Following a Tuesday report in the Hollywood Reporter that Focus Features was avoiding marketing Milk because of its gay love story and political tones, Focus Features CEO James Schamus fired back with a letter to the editor of the trade magazine.
To the Editor:
Slow news day, eh? As the CEO of Focus Features, I read with interest your October 28 front page article “Politics? Focus won’t ‘Milk’ it,” about our marketing of director Gus Van Sant’s film about Harvey Milk, the first openly gay man elected to major public office in America. The author’s thesis is simple: because the film was not, like “Brokeback Mountain,” screened at festivals, Focus is somehow hiding the film and is thus avoiding openly presenting its political content. That’s a pretty serious charge, especially made by a reporter who did not call us to get his facts, so to speak, straight.
First of all, to the charge of “hiding” the film (for which, given its post-production schedule, we have only had finished prints at hand for a couple of weeks - a fact conveniently missed by your reporter), I can only say that I happen to be writing this while on my way to the airport for a flight to San Francisco, where we shall world-premiere the film tonight at the Castro Theatre, across the street from the storefront where Harvey began his political career. We determined early on that the only appropriate place for the world premiere of “Milk” was San Francisco. The event is a benefit for four LGBT youth groups; our benefit committee is chaired by San Francisco Mayor Gavin Newsom, and includes every major LGBT leader in Northern California and virtually every major statewide elected official, including Senator Barbara Boxer, Assemblyman Mark Leno, and Treasurer José Cisneros.
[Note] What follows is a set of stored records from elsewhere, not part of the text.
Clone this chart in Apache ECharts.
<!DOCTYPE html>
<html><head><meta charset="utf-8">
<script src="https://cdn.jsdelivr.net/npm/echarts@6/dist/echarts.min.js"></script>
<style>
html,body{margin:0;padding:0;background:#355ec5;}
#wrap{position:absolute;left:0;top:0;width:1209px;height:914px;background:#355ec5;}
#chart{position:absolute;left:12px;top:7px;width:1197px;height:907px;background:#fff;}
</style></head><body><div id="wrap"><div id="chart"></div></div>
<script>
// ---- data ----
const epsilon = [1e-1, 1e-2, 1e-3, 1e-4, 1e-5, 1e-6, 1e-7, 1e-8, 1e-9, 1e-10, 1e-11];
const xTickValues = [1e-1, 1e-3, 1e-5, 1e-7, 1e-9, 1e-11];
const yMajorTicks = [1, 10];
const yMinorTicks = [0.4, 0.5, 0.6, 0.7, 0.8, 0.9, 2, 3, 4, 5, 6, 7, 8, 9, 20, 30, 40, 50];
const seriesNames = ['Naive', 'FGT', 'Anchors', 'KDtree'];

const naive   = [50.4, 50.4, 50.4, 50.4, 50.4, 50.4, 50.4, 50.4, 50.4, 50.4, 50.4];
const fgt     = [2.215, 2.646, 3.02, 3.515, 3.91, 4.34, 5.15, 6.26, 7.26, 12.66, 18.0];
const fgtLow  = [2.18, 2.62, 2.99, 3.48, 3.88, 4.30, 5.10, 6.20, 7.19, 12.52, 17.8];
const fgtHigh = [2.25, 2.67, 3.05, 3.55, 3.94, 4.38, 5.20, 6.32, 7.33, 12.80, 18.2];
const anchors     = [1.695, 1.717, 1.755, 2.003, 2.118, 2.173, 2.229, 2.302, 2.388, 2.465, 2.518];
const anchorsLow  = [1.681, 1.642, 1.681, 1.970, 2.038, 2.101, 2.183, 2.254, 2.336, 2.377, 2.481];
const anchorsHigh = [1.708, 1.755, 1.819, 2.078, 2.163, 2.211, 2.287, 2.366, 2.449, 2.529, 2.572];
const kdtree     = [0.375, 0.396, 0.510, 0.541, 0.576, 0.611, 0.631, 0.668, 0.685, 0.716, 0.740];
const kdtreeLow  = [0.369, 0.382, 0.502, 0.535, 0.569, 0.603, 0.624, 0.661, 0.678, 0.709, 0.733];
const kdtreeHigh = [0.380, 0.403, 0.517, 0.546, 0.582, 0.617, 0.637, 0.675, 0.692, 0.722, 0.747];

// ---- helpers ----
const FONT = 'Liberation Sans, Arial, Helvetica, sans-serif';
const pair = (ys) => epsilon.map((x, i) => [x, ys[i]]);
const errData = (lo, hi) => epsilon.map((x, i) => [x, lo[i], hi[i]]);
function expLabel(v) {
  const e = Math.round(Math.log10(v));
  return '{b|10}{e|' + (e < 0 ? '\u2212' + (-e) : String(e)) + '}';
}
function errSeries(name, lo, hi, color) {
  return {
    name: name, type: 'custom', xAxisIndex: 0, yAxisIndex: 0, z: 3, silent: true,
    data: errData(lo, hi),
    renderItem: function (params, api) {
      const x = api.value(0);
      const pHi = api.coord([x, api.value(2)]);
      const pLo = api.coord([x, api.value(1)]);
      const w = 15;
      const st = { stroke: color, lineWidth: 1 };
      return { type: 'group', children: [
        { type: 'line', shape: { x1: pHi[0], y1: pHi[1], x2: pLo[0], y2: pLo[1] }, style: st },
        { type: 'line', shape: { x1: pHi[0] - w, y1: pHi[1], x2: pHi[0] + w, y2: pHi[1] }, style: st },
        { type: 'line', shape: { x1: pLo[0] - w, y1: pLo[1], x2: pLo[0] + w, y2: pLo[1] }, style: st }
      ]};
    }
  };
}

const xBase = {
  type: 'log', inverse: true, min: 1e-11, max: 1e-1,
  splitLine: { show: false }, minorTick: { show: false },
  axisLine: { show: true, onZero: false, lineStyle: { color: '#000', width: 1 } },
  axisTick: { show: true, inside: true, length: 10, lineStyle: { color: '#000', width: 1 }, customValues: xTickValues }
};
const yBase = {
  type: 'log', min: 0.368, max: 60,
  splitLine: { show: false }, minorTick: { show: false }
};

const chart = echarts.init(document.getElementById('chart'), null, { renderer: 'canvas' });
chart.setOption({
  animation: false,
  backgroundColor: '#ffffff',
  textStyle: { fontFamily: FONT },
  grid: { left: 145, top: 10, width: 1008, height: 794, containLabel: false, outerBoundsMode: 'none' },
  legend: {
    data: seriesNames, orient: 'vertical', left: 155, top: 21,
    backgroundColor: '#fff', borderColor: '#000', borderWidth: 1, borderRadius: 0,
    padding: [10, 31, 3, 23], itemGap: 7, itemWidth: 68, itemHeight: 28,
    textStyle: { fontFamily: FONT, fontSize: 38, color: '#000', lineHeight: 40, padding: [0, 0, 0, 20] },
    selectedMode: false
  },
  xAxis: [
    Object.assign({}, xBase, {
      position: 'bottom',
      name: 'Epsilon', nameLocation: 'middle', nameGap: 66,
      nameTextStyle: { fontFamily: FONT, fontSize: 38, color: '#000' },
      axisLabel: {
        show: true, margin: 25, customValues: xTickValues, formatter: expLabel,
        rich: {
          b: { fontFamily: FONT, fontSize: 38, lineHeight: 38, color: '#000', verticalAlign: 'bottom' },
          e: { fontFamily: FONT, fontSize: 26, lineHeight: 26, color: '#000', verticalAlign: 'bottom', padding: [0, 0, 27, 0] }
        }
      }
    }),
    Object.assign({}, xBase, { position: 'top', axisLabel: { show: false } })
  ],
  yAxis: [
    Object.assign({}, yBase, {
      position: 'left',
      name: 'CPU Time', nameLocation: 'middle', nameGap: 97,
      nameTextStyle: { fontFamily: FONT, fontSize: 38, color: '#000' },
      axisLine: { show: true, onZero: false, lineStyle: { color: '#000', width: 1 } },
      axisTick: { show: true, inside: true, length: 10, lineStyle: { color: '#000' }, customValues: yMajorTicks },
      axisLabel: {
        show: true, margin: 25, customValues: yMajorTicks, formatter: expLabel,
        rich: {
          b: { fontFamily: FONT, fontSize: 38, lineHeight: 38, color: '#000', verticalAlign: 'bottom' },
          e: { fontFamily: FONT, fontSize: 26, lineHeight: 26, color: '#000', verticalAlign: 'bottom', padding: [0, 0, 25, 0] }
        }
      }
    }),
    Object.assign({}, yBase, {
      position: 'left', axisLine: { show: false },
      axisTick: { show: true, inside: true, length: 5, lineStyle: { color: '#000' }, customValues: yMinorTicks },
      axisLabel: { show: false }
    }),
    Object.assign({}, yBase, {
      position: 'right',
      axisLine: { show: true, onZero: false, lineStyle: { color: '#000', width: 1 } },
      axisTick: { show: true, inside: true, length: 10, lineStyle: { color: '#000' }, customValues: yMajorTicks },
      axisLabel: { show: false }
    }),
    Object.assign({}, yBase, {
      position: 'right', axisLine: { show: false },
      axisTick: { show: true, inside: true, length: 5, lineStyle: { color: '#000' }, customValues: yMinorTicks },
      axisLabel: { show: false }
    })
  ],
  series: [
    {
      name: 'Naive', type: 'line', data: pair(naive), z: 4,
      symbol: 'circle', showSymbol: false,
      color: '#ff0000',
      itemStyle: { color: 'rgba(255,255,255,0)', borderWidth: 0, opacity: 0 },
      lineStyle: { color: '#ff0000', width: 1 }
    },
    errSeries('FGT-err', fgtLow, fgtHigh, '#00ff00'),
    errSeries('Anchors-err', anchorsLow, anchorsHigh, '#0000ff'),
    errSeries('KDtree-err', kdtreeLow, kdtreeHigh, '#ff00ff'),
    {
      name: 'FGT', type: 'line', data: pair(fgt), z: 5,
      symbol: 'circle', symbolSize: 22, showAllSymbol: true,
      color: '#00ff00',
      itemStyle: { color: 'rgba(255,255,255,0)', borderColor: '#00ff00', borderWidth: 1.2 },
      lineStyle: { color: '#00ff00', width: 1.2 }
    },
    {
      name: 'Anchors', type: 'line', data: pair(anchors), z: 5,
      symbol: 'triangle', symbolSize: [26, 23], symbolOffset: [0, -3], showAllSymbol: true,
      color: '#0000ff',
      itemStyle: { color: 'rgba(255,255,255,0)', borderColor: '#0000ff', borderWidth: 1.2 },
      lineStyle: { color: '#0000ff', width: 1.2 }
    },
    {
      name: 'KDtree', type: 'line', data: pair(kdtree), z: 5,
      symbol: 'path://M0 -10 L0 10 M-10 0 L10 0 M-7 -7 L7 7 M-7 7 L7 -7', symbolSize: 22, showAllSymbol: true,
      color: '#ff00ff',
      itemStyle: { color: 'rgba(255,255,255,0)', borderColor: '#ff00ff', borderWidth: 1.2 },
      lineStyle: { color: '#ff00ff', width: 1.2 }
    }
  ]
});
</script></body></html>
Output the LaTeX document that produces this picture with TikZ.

The premiere is timed to the final week before a crucial election, one which includes an anti-gay state proposition much like the one Harvey Milk vanquished 30 years ago. The after-screening gathering will be held at San Francisco’s City Hall, and today has been proclaimed “Focus Features Day” by the Mayor – who clearly didn’t get The Hollywood Reporter in time to understand our underhanded, apolitical approach to marketing the film.
Immediately on the heels of the premiere, a series of word-of-mouth screenings will be held over the next few weeks in every major city across the country. We will also be holding premieres of “Milk” in New York, Los Angeles, and Portland.
But if a journalist is to write about our marketing campaign, might he consider actually talking about…our marketing campaign? The trailer for “Milk,” for example (see it for yourself at www.milkthemovie.com) is, not just in my opinion, probably the most inspiring piece of movie marketing about genuine (as well as out) politics ever created. It has been the most explosively received and appreciated trailer in the history of our company, posted on hundreds of sites, and played and playing in theaters nationwide in front of more than a dozen movies.
Following the debut of that trailer way back on September 12, our marketing campaign mobilized an early online media push timed to all four presidential race debates – the mornings after, we had specially commissioned “Milk” ad buys on the political pages of the websites of The New York Times, The Los Angeles Times, National Public Radio, The Huffington Post, and many more. Our banner ads and 60-second spots were all about the film and what it and Harvey represent. Speaking of which, beyond the trailer, check out the rest of our website; it’s already filled with scores of stories from people across the country, linking their own lives to Harvey Milk’s transformational politics.
I expect that more thorough journalism on our “Milk” campaign will be published in THR soon.